If unions are indeed still vital, how worried should we be that less than 15% of our workforce belongs to unions, and that this figure has been dropping?
If a company wants to avoid unionization, what is its best strategy?
How might unions and employers/managements better coexist, without one side exploiting the other?
How should investors view companies that have unionized workers? Fool coverage of unions If you're interested in other Fool articles that have touched on unions, look no further. Whitney Tilson recently explained how JetBlue Airways (Nasdaq: JBLU) is "JetBlue is ALPA's (the militant and powerful Air Line Pilots Association) worst nightmare, and they will do anything to unionize JetBlue." And earlier this year, I questioned whether Wal-Mart (NYSE: WMT) was exploiting employees and received many responses from readers.
Stories like this are what truly boils my blood. In my humble opinion, I feel that today's organized labor movement has done nothing to protect worker's rights, but everything to promote laziness and incompetency. The most recent cause of outrage was the unionizing of the Transportation Security Administration (TSA). Organizations such as the TSA are where we need only the most competent and diligent employees. So in other words, unionized labor is now helping to promote breeches in our national security. To some that may sound like a meritless claim. However, I don't see it as anything but the truth.

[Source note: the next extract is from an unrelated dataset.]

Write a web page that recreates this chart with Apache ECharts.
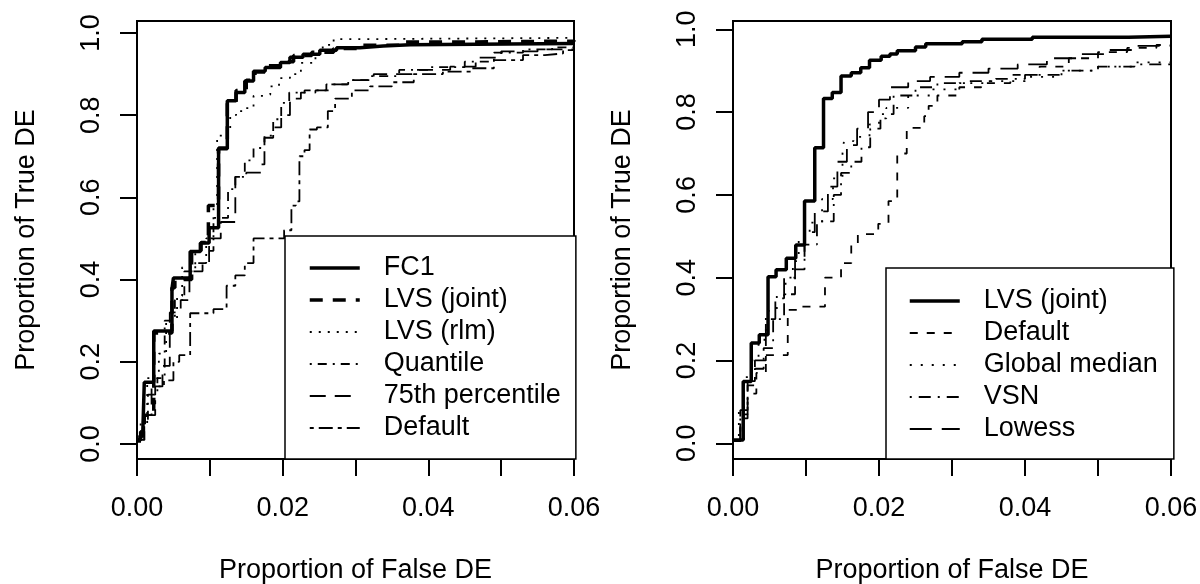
<!DOCTYPE html>
<html>
<head>
<meta charset="utf-8">
<script src="https://cdn.jsdelivr.net/npm/echarts@6/dist/echarts.min.js"></script>
<style>
  html, body { margin: 0; padding: 0; background: #fff; }
  #chart { width: 1200px; height: 584px; }
</style>
</head>
<body>
<div id="chart"></div>
<script>
// ---- data: [false DE proportion, true DE proportion], step curves ----
// left panel
const fc1 = [[0,0.01],[0.0004,0.02],[0.0008,0.03],[0.001,0.15],[0.0023,0.275],[0.0048,0.377],[0.005,0.404],[0.0073,0.468],[0.0087,0.489],[0.0099,0.526],[0.0112,0.718],[0.0124,0.835],[0.0136,0.855],[0.0148,0.883],[0.016,0.907],[0.0176,0.916],[0.0197,0.928],[0.021,0.941],[0.0228,0.948],[0.0251,0.958],[0.0274,0.964],[0.0306,0.968],[0.0338,0.971],[0.0375,0.974],[0.06,0.974]]
const lvsJointL = [[0,0.01],[0.0005,0.03],[0.001,0.07],[0.0023,0.27],[0.0048,0.38],[0.0052,0.4],[0.0075,0.47],[0.0088,0.49],[0.0098,0.58],[0.0112,0.72],[0.0124,0.83],[0.0136,0.86],[0.015,0.885],[0.0162,0.905],[0.0178,0.92],[0.02,0.93],[0.0215,0.945],[0.024,0.953],[0.027,0.962],[0.031,0.97],[0.036,0.978],[0.045,0.98],[0.06,0.982]]
const lvsRlm = [[0,0.01],[0.0005,0.05],[0.0014,0.16],[0.003,0.22],[0.004,0.3],[0.0055,0.36],[0.0062,0.43],[0.008,0.47],[0.0095,0.5],[0.0105,0.58],[0.011,0.75],[0.0122,0.755],[0.0128,0.8],[0.0136,0.81],[0.0148,0.817],[0.016,0.847],[0.0175,0.85],[0.0183,0.87],[0.0195,0.89],[0.021,0.9],[0.0225,0.927],[0.0245,0.95],[0.0255,0.971],[0.027,0.985],[0.032,0.988],[0.06,0.99]]
const quantile = [[0,0.01],[0.0008,0.06],[0.0015,0.12],[0.0028,0.16],[0.0038,0.3],[0.0052,0.35],[0.0065,0.42],[0.008,0.44],[0.0095,0.47],[0.0105,0.55],[0.0125,0.62],[0.0135,0.65],[0.0148,0.69],[0.016,0.72],[0.0175,0.75],[0.0187,0.79],[0.0198,0.83],[0.0209,0.855],[0.023,0.86],[0.026,0.875],[0.029,0.885],[0.032,0.895],[0.036,0.91],[0.04,0.917],[0.045,0.93],[0.049,0.952],[0.053,0.96],[0.057,0.965],[0.06,0.968]]
const pct75 = [[0,0.01],[0.001,0.07],[0.002,0.14],[0.0035,0.19],[0.0045,0.32],[0.006,0.35],[0.0072,0.42],[0.009,0.44],[0.0099,0.5],[0.0115,0.54],[0.0135,0.65],[0.015,0.66],[0.017,0.68],[0.0175,0.745],[0.0187,0.77],[0.0198,0.8],[0.021,0.84],[0.0225,0.855],[0.0245,0.86],[0.0265,0.875],[0.0295,0.885],[0.0325,0.9],[0.038,0.91],[0.043,0.918],[0.0465,0.94],[0.05,0.955],[0.055,0.96],[0.06,0.962]]
const defaultL = [[0,0.005],[0.001,0.07],[0.0025,0.14],[0.0037,0.155],[0.005,0.2],[0.0058,0.216],[0.0073,0.318],[0.0105,0.328],[0.0123,0.385],[0.0135,0.41],[0.0148,0.44],[0.016,0.5],[0.0202,0.52],[0.0212,0.58],[0.0218,0.59],[0.0223,0.7],[0.023,0.715],[0.0237,0.765],[0.0247,0.77],[0.0262,0.81],[0.0272,0.84],[0.0295,0.86],[0.032,0.87],[0.035,0.88],[0.038,0.9],[0.042,0.906],[0.046,0.914],[0.049,0.934],[0.053,0.946],[0.056,0.95],[0.0585,0.958],[0.06,0.96]]

// right panel
const lvsJointR = [[0,0.008],[0.0014,0.149],[0.0025,0.242],[0.0036,0.262],[0.0048,0.402],[0.0059,0.419],[0.0073,0.447],[0.0086,0.479],[0.0098,0.585],[0.0112,0.714],[0.0124,0.833],[0.0136,0.847],[0.0148,0.887],[0.0162,0.895],[0.0175,0.907],[0.0187,0.925],[0.0203,0.935],[0.0215,0.94],[0.0225,0.948],[0.025,0.957],[0.0264,0.965],[0.0314,0.97],[0.0341,0.976],[0.041,0.981],[0.0542,0.983],[0.06,0.984]]
const defaultR = [[0,0.005],[0.001,0.06],[0.002,0.12],[0.0032,0.17],[0.0045,0.213],[0.0075,0.322],[0.0092,0.33],[0.0126,0.4],[0.0148,0.435],[0.0162,0.48],[0.0171,0.505],[0.0199,0.53],[0.0213,0.585],[0.0225,0.7],[0.0238,0.762],[0.0262,0.79],[0.0268,0.815],[0.028,0.84],[0.031,0.86],[0.034,0.87],[0.038,0.89],[0.042,0.91],[0.046,0.93],[0.05,0.945],[0.054,0.955],[0.058,0.962],[0.06,0.965]]
const globalMedian = [[0,0.005],[0.0008,0.08],[0.0015,0.16],[0.0025,0.2],[0.0035,0.25],[0.0045,0.32],[0.006,0.36],[0.0072,0.4],[0.0082,0.44],[0.009,0.5],[0.0105,0.533],[0.0122,0.59],[0.0137,0.64],[0.015,0.7],[0.0152,0.73],[0.0165,0.74],[0.0187,0.77],[0.02,0.785],[0.021,0.81],[0.024,0.84],[0.027,0.855],[0.031,0.87],[0.035,0.875],[0.04,0.885],[0.045,0.9],[0.05,0.91],[0.055,0.92],[0.06,0.93]]
const vsn = [[0,0.005],[0.001,0.07],[0.002,0.14],[0.003,0.18],[0.0042,0.23],[0.0055,0.3],[0.007,0.36],[0.0085,0.42],[0.0098,0.48],[0.0115,0.536],[0.0138,0.6],[0.0148,0.653],[0.0162,0.68],[0.0176,0.715],[0.0188,0.76],[0.0202,0.795],[0.022,0.84],[0.025,0.86],[0.028,0.87],[0.032,0.875],[0.036,0.88],[0.04,0.89],[0.045,0.9],[0.05,0.91],[0.055,0.915],[0.06,0.92]]
const lowess = [[0,0.005],[0.001,0.08],[0.002,0.15],[0.003,0.2],[0.0045,0.3],[0.0058,0.35],[0.007,0.4],[0.0085,0.45],[0.0098,0.51],[0.0112,0.56],[0.013,0.62],[0.0143,0.68],[0.0156,0.72],[0.017,0.76],[0.0185,0.8],[0.02,0.83],[0.0215,0.86],[0.024,0.875],[0.027,0.885],[0.031,0.895],[0.035,0.905],[0.039,0.915],[0.043,0.93],[0.047,0.94],[0.051,0.95],[0.055,0.96],[0.06,0.968]]

const xTicks = [0, 0.01, 0.02, 0.03, 0.04, 0.05, 0.06]
const xLabels = [0, 0.02, 0.04, 0.06]
const yTicks = [0, 0.2, 0.4, 0.6, 0.8, 1.0]

const FONT = 'Liberation Sans'
const FS = 27
const THICK = 3.5
const THIN = 1.8

function xAxisFor(grid) {
  return {
    type: 'value', gridIndex: grid, min: 0, max: 0.06,
    axisLine: { show: true, onZero: false, lineStyle: { color: '#000', width: 2 } },
    axisTick: { show: true, length: 17, customValues: xTicks, lineStyle: { color: '#000', width: 2 } },
    axisLabel: { customValues: xLabels, formatter: v => v.toFixed(2), color: '#000', fontSize: FS, fontFamily: FONT, margin: 36 },
    splitLine: { show: false },
    name: 'Proportion of False DE', nameLocation: 'middle', nameGap: 98,
    nameTextStyle: { color: '#000', fontSize: FS, fontFamily: FONT },
  }
}

function yAxisFor(grid, min, max) {
  return {
    type: 'value', gridIndex: grid, min: min, max: max,
    axisLine: { show: true, onZero: false, lineStyle: { color: '#000', width: 2 } },
    axisTick: { show: true, length: 17, customValues: yTicks, lineStyle: { color: '#000', width: 2 } },
    axisLabel: { customValues: yTicks, formatter: v => v.toFixed(1), rotate: 90, color: '#000', fontSize: FS, fontFamily: FONT, margin: 32 },
    splitLine: { show: false },
    name: 'Proportion of True DE', nameLocation: 'middle', nameRotate: 90, nameGap: 97,
    nameTextStyle: { color: '#000', fontSize: FS, fontFamily: FONT },
  }
}

// step 'end': horizontal first, then the rise at the next x
function line(name, data, grid, type, width) {
  return {
    name: name, type: 'line', xAxisIndex: grid, yAxisIndex: grid, data: data,
    step: 'end', symbol: 'none', silent: true, clip: true,
    lineStyle: { color: '#000', width: width, type: type, cap: 'butt' },
  }
}

// legend entries: [series name, line width]
function legendFor(entries, left, top, padding) {
  return {
    data: entries.map(e => ({ name: e[0], lineStyle: { width: e[1] } })),
    orient: 'vertical', left: left, top: top, padding: padding,
    itemWidth: 50, itemHeight: 14, itemGap: 0,
    borderColor: '#000', borderWidth: 1.5, backgroundColor: '#fff',
    itemStyle: { opacity: 0 },
    formatter: n => n.replace(/^R:/, ''),
    textStyle: { color: '#000', fontSize: FS, fontFamily: FONT, lineHeight: 32, padding: [0, 0, 0, 19] },
    selectedMode: false,
  }
}

const chart = echarts.init(document.getElementById('chart'))
chart.setOption({
  backgroundColor: '#fff',
  animation: false,
  grid: [
    { left: 137, top: 21, width: 437, height: 438, show: true, borderColor: '#000', borderWidth: 2, outerBoundsMode: 'none', containLabel: false },
    { left: 733, top: 21, width: 438, height: 438, show: true, borderColor: '#000', borderWidth: 2, outerBoundsMode: 'none', containLabel: false },
  ],
  xAxis: [xAxisFor(0), xAxisFor(1)],
  yAxis: [yAxisFor(0, -0.0365, 1.029), yAxisFor(1, -0.038, 1.02)],
  legend: [
    legendFor([['FC1', THICK], ['LVS (joint)', THICK], ['LVS (rlm)', THIN], ['Quantile', THIN], ['75th percentile', THIN], ['Default', THIN]], 285, 236, [16, 15, 15, 23]),
    legendFor([['R:LVS (joint)', THICK], ['R:Default', THIN], ['R:Global median', THIN], ['R:VSN', THIN], ['R:Lowess', THIN]], 886, 268, [17, 16, 14, 22]),
  ],
  series: [
    line('FC1', fc1, 0, 'solid', THICK),
    line('LVS (joint)', lvsJointL, 0, [13, 10], THICK),
    line('LVS (rlm)', lvsRlm, 0, [2, 7], THIN),
    line('Quantile', quantile, 0, [2, 6, 9, 6], THIN),
    line('75th percentile', pct75, 0, [16, 9], THIN),
    line('Default', defaultL, 0, [4, 5, 14, 5], THIN),
    line('R:LVS (joint)', lvsJointR, 1, 'solid', THICK),
    line('R:Default', defaultR, 1, [8, 9], THIN),
    line('R:Global median', globalMedian, 1, [2, 9], THIN),
    line('R:VSN', vsn, 1, [2, 7, 12, 7], THIN),
    line('R:Lowess', lowess, 1, [22, 10], THIN),
  ],
})
</script>
</body>
</html>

Where I work, the Union and company agreed upon a two-tier wage system a few years back: lower pay scales for new employees, up to $4.00 less maximum pay than employees who were already on board.
The new, young, gung-ho employees soon came to resent the older, top-wage earning people who didn't want to do the heavy lifting (literally) because of bad backs, bad knees, etc. (They call it being "retired in place").
The end result was that the young people with any incentive and ambition voted with their feet, lured away by other companies who weren't unionized. This left the old, worn-out employees making top dollar, just marking time until retirement, and young, marginally-talented resentful people that no one else wanted to hire.